Required work
Copy every line of the listing that holds the string "matplotlib".

## Start Records for processing

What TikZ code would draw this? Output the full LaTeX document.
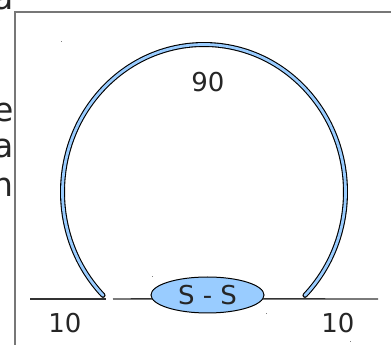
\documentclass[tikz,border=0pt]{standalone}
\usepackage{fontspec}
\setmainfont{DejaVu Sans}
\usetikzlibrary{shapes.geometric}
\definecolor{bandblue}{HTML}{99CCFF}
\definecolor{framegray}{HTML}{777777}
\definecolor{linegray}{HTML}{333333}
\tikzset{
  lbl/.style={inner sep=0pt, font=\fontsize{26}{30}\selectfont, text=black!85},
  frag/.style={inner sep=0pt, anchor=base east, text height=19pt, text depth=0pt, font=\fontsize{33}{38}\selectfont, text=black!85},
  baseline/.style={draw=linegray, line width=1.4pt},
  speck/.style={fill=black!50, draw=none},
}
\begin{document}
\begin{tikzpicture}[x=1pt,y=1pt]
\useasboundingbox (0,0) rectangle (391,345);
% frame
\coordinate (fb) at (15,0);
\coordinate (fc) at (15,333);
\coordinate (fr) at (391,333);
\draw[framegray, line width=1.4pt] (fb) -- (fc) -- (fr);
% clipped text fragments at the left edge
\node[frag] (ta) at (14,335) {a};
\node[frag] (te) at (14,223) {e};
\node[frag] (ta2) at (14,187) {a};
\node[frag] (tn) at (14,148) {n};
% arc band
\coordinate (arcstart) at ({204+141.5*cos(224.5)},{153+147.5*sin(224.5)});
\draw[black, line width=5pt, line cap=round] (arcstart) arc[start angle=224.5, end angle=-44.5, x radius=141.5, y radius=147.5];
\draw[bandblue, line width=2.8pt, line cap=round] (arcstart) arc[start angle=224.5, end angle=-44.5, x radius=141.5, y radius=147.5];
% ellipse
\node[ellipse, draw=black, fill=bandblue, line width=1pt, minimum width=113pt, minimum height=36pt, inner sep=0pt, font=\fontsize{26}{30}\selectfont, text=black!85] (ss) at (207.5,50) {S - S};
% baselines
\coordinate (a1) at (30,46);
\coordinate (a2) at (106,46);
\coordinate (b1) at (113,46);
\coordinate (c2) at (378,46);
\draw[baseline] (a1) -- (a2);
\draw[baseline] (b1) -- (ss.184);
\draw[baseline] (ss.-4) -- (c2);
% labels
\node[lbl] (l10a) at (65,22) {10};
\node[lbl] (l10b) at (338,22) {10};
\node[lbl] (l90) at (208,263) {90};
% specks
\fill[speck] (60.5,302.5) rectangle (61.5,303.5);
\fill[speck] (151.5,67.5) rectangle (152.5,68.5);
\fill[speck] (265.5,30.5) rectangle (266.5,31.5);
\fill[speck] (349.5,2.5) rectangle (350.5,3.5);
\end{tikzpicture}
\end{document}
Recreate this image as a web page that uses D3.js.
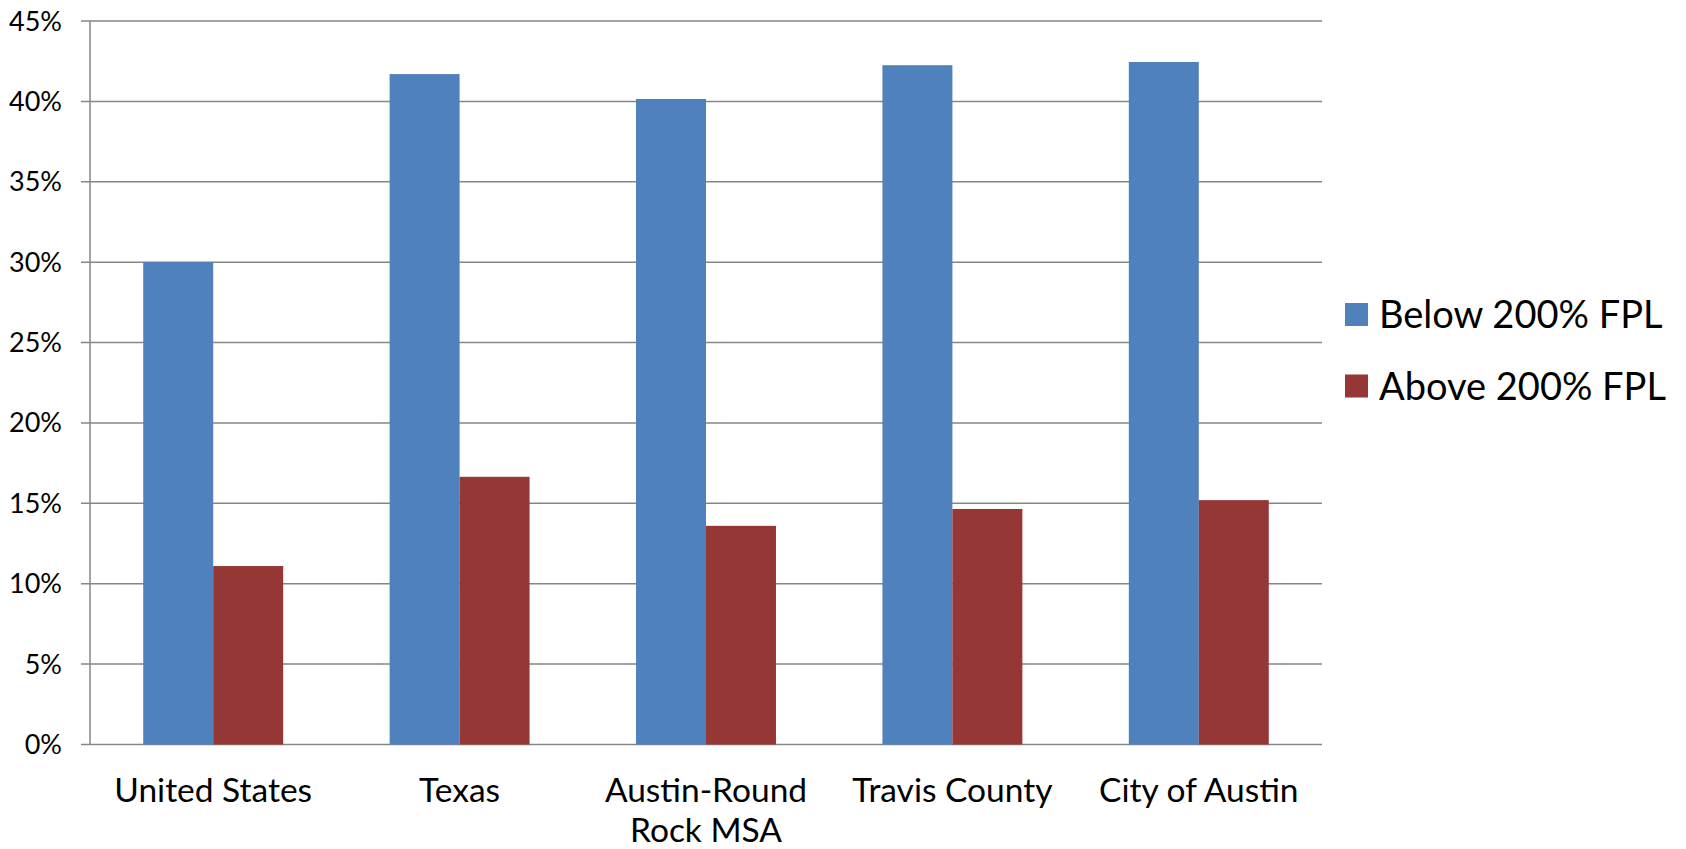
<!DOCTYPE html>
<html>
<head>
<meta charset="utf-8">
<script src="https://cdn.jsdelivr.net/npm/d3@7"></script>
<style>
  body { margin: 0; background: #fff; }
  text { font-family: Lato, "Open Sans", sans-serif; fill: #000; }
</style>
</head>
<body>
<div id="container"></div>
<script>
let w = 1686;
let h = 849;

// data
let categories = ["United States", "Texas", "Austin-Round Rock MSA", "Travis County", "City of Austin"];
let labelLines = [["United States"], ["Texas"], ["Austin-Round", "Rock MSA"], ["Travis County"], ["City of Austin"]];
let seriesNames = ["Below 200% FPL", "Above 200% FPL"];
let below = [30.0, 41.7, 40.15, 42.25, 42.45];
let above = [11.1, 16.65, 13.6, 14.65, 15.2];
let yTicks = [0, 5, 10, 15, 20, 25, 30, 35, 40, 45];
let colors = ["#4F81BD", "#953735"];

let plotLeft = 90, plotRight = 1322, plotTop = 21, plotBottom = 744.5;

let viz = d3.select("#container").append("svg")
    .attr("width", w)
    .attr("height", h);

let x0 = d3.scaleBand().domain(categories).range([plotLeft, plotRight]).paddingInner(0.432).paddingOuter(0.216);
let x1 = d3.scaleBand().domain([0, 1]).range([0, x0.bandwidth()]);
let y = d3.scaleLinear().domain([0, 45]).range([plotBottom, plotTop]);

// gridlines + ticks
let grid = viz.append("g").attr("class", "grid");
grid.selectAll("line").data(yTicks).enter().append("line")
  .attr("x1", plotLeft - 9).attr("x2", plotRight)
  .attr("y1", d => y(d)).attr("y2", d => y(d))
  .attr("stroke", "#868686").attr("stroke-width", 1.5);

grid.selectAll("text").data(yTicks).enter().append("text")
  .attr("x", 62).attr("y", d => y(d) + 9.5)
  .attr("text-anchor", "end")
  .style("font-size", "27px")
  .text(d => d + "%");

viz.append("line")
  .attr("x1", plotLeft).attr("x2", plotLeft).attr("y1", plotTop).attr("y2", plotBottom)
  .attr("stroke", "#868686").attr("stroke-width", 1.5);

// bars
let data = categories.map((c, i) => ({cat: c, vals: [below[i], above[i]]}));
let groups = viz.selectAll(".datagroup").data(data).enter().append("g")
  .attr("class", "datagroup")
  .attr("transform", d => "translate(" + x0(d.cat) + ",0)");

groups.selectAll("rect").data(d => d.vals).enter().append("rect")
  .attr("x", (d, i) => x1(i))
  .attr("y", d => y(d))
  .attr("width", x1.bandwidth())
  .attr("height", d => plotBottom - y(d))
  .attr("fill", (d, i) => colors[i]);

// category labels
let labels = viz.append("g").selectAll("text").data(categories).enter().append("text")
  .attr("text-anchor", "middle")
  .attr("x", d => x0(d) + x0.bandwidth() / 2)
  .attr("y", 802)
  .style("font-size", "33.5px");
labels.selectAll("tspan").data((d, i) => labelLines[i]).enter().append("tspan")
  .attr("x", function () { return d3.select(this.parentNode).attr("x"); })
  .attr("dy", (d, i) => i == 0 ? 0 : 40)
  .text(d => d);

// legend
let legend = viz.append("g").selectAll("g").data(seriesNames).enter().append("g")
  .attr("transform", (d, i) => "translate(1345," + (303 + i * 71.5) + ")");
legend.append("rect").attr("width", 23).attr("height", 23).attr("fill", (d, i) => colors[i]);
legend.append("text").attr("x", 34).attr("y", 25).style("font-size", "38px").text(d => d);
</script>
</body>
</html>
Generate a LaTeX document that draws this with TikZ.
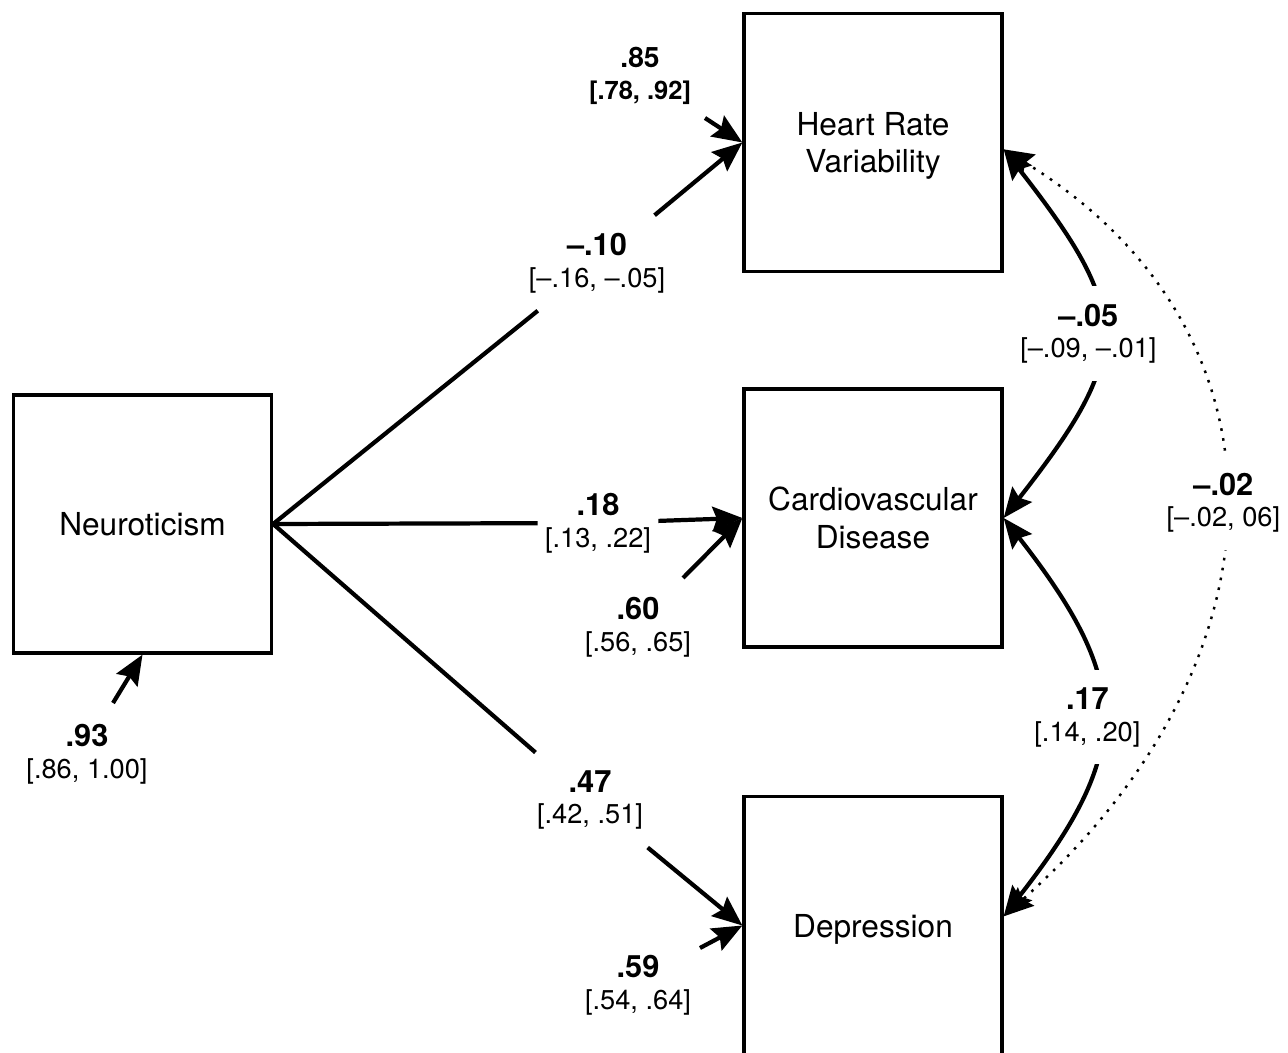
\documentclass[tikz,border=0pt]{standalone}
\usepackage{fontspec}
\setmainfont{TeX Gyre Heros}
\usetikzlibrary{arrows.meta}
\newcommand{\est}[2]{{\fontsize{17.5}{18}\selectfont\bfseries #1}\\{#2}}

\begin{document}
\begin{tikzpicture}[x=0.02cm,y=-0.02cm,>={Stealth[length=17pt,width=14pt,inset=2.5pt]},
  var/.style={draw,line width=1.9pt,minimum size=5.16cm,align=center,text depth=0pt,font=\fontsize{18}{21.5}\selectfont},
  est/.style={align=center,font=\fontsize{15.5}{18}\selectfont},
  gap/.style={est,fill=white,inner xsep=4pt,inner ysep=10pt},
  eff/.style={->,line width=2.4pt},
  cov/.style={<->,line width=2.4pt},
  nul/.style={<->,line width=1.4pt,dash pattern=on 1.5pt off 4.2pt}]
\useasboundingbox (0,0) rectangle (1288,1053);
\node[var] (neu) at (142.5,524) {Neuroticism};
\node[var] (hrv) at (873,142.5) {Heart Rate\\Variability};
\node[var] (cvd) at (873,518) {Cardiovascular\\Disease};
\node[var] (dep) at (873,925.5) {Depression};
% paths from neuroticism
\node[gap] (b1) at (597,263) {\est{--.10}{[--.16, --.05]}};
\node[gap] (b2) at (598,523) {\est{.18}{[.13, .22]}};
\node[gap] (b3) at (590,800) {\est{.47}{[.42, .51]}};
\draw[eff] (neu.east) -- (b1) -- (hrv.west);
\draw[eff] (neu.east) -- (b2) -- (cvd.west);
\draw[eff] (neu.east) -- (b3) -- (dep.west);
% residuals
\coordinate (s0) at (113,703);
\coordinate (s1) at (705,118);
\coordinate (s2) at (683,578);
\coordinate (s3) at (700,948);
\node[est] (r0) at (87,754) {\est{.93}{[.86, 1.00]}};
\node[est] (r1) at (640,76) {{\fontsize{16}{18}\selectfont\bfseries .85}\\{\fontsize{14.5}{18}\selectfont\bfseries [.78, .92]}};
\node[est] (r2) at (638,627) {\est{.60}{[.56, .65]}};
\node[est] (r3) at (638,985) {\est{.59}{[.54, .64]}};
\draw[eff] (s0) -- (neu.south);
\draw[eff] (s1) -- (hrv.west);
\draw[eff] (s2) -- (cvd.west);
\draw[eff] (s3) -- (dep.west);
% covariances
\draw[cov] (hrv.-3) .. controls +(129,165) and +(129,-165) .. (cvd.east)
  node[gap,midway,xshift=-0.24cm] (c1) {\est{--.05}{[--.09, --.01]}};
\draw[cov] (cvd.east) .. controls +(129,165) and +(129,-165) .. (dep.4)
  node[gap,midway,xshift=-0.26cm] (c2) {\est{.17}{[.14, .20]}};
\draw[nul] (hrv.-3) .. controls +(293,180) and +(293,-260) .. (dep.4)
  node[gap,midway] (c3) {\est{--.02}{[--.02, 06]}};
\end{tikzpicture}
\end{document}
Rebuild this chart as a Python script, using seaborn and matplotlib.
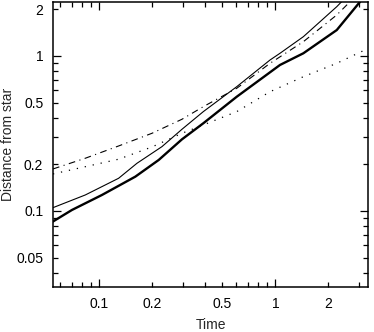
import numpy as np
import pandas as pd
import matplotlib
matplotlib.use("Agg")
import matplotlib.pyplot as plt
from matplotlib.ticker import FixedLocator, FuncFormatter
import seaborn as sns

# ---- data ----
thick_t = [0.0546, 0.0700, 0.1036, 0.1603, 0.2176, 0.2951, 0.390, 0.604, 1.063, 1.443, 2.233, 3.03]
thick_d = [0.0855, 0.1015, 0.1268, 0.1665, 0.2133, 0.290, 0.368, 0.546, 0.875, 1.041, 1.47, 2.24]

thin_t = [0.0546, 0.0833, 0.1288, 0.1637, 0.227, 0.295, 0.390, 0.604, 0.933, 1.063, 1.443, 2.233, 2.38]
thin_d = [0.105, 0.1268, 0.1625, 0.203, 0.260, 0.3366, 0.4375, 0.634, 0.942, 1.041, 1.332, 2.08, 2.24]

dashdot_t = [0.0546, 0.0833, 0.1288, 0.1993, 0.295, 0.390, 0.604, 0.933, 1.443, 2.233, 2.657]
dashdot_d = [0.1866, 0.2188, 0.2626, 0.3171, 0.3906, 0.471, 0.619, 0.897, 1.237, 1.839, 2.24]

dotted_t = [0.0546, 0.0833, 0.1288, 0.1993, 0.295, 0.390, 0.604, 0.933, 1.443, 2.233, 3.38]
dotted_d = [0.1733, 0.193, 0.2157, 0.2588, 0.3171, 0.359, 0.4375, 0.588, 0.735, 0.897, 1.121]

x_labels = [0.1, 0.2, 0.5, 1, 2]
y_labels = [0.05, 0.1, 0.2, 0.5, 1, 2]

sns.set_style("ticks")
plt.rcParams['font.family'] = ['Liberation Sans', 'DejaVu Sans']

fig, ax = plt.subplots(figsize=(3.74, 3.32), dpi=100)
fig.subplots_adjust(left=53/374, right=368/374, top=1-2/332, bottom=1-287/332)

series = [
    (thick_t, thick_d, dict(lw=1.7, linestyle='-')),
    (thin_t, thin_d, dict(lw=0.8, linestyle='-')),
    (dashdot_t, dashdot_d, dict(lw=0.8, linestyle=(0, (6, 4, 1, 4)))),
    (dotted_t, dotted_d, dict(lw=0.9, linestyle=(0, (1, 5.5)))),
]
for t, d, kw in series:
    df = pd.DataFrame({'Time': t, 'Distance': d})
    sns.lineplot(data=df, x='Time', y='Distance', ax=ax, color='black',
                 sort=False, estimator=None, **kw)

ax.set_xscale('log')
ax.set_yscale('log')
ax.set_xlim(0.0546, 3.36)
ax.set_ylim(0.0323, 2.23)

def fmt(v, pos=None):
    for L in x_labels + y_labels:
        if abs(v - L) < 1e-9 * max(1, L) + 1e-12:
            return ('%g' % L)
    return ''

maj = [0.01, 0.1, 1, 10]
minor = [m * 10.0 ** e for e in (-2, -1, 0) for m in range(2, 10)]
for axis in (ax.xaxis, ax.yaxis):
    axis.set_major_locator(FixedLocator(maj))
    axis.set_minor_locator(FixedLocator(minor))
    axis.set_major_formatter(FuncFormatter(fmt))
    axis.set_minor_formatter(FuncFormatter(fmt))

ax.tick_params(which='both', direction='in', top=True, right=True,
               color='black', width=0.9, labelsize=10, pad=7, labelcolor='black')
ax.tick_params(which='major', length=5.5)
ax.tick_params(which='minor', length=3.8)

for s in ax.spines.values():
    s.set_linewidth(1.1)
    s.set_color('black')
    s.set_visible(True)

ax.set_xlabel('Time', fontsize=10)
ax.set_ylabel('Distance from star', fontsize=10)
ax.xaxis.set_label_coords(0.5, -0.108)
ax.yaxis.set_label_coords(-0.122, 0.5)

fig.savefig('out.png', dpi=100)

## End Records for processing

Output of the exercise
Rebuild this chart as a Python script, using seaborn and matplotlib.
import matplotlib
matplotlib.use("Agg")
import matplotlib.pyplot as plt
from matplotlib.ticker import FixedLocator, FuncFormatter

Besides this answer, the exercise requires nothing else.